Film Reviews

City Rats

Revolver entertainment

City Rats portrays city life in London, as you have never seen it before. The film takes on four narrative strings, looking at eight different characters and examining some very delicate subject matter. At first there is Pete (Danny Dyer), an ex-criminal drunken mess that goes on a journey of truth with Carol (Natasha Williams), a woman on the edge and the mother of an old friend of Pete’s who has disappeared. Together the look for the truth into the lad’s disappearance with to some devastating results.

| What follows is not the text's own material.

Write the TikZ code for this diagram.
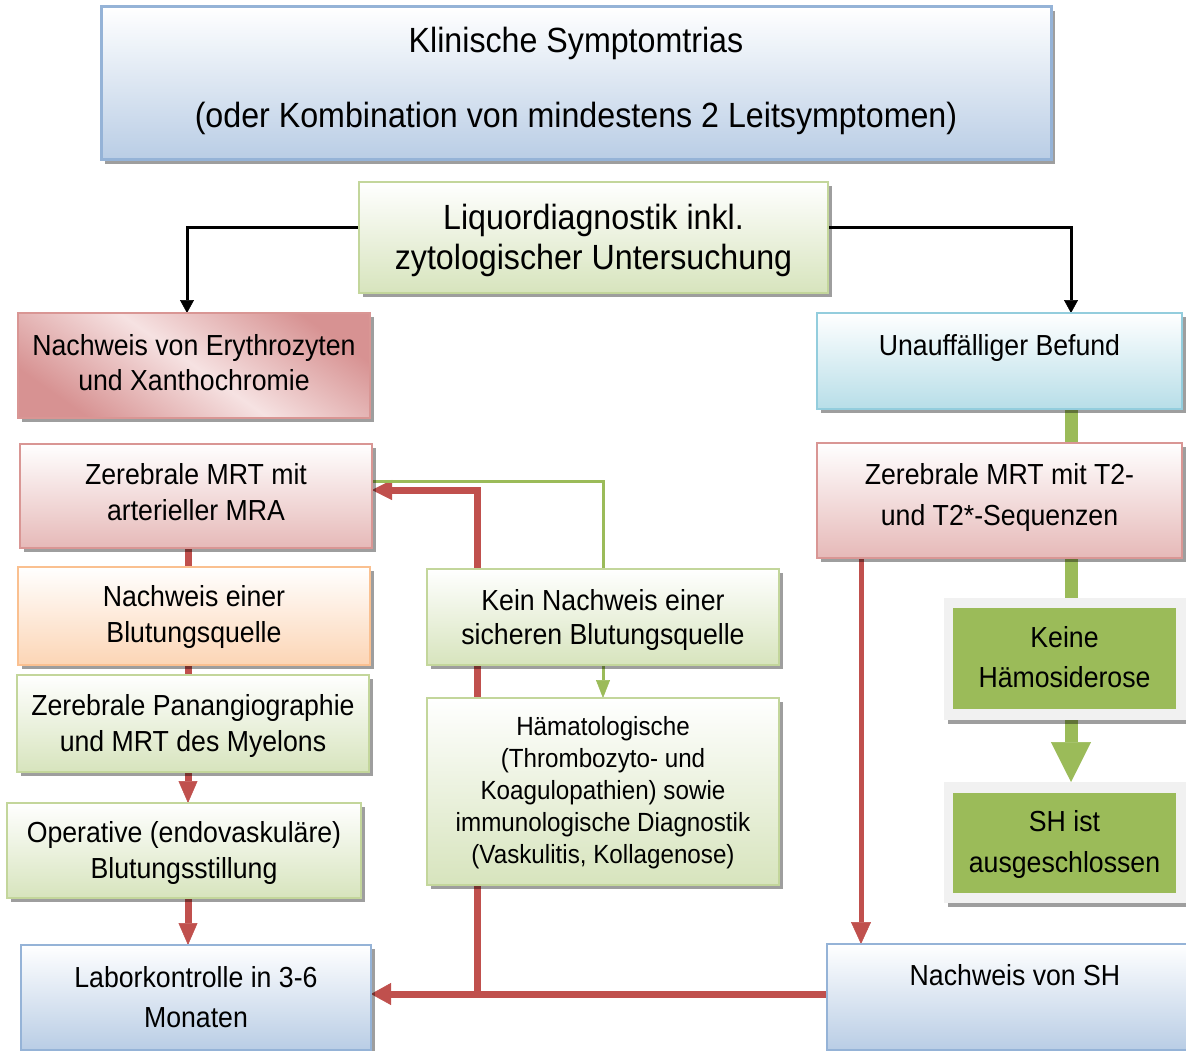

Then there is Gina, a.k.a Penelope (Susan Lynch), a prostate who has a relationship with her artist neighbour Dean (Ray Panthaki) who asks her to be his muse, his inspiration in his art and poetry. Next we have Olly (Kenny Doughty) and his deaf autistic brother Chris (James Lance) who use the London night scene to develop and explore their sexualities. Lastly is Jim (Tamer Hassan) and Sammy (MyAnna Buring) both lost in life and link eyes across London’s rooftops when they debate over whether to jump; they look to each other as saviours. As you begin to piece the story into the four separate narratives, you find there is actually some crossovers; Jim is a client of Penelope’s, Dean and Olly went to school together and Pete is somehow involved in Olly and Chris’s family.

Once laid out straight in ones mind, you begin to realise how each story touches upon the London scene. There is some of the most beautiful of landscapes from London rooftops, especially in the opening scene involving the Millennium Bridge and St. Paul’s Cathedral. Other scenes look at the dark side of London, such as the back streets, Soho and the clubbing scene. The way each of the scenes is filmed is remarkable. There are also some scenes, particularly the sequence of melons falling from the rooftops and Chris at Trafalgar Square with the pigeons that are memorable. City Rats deals with some delicate topics but does so carefully and creatively. It touches upon murder, drugs, suicide, disabilities, domestic violence, prostitution and homosexuality.

If you are looking for a film that is honest to its form then City Rats is it. Each word spoken is honest and the DVD features portray the cast in a similar fashion. If you are going to make a British film that portrays the London scene then you can’t get any better than having Danny Dyer; he is a true actor with all the Brit aspect you want and for his presence makes this an enjoyable watch.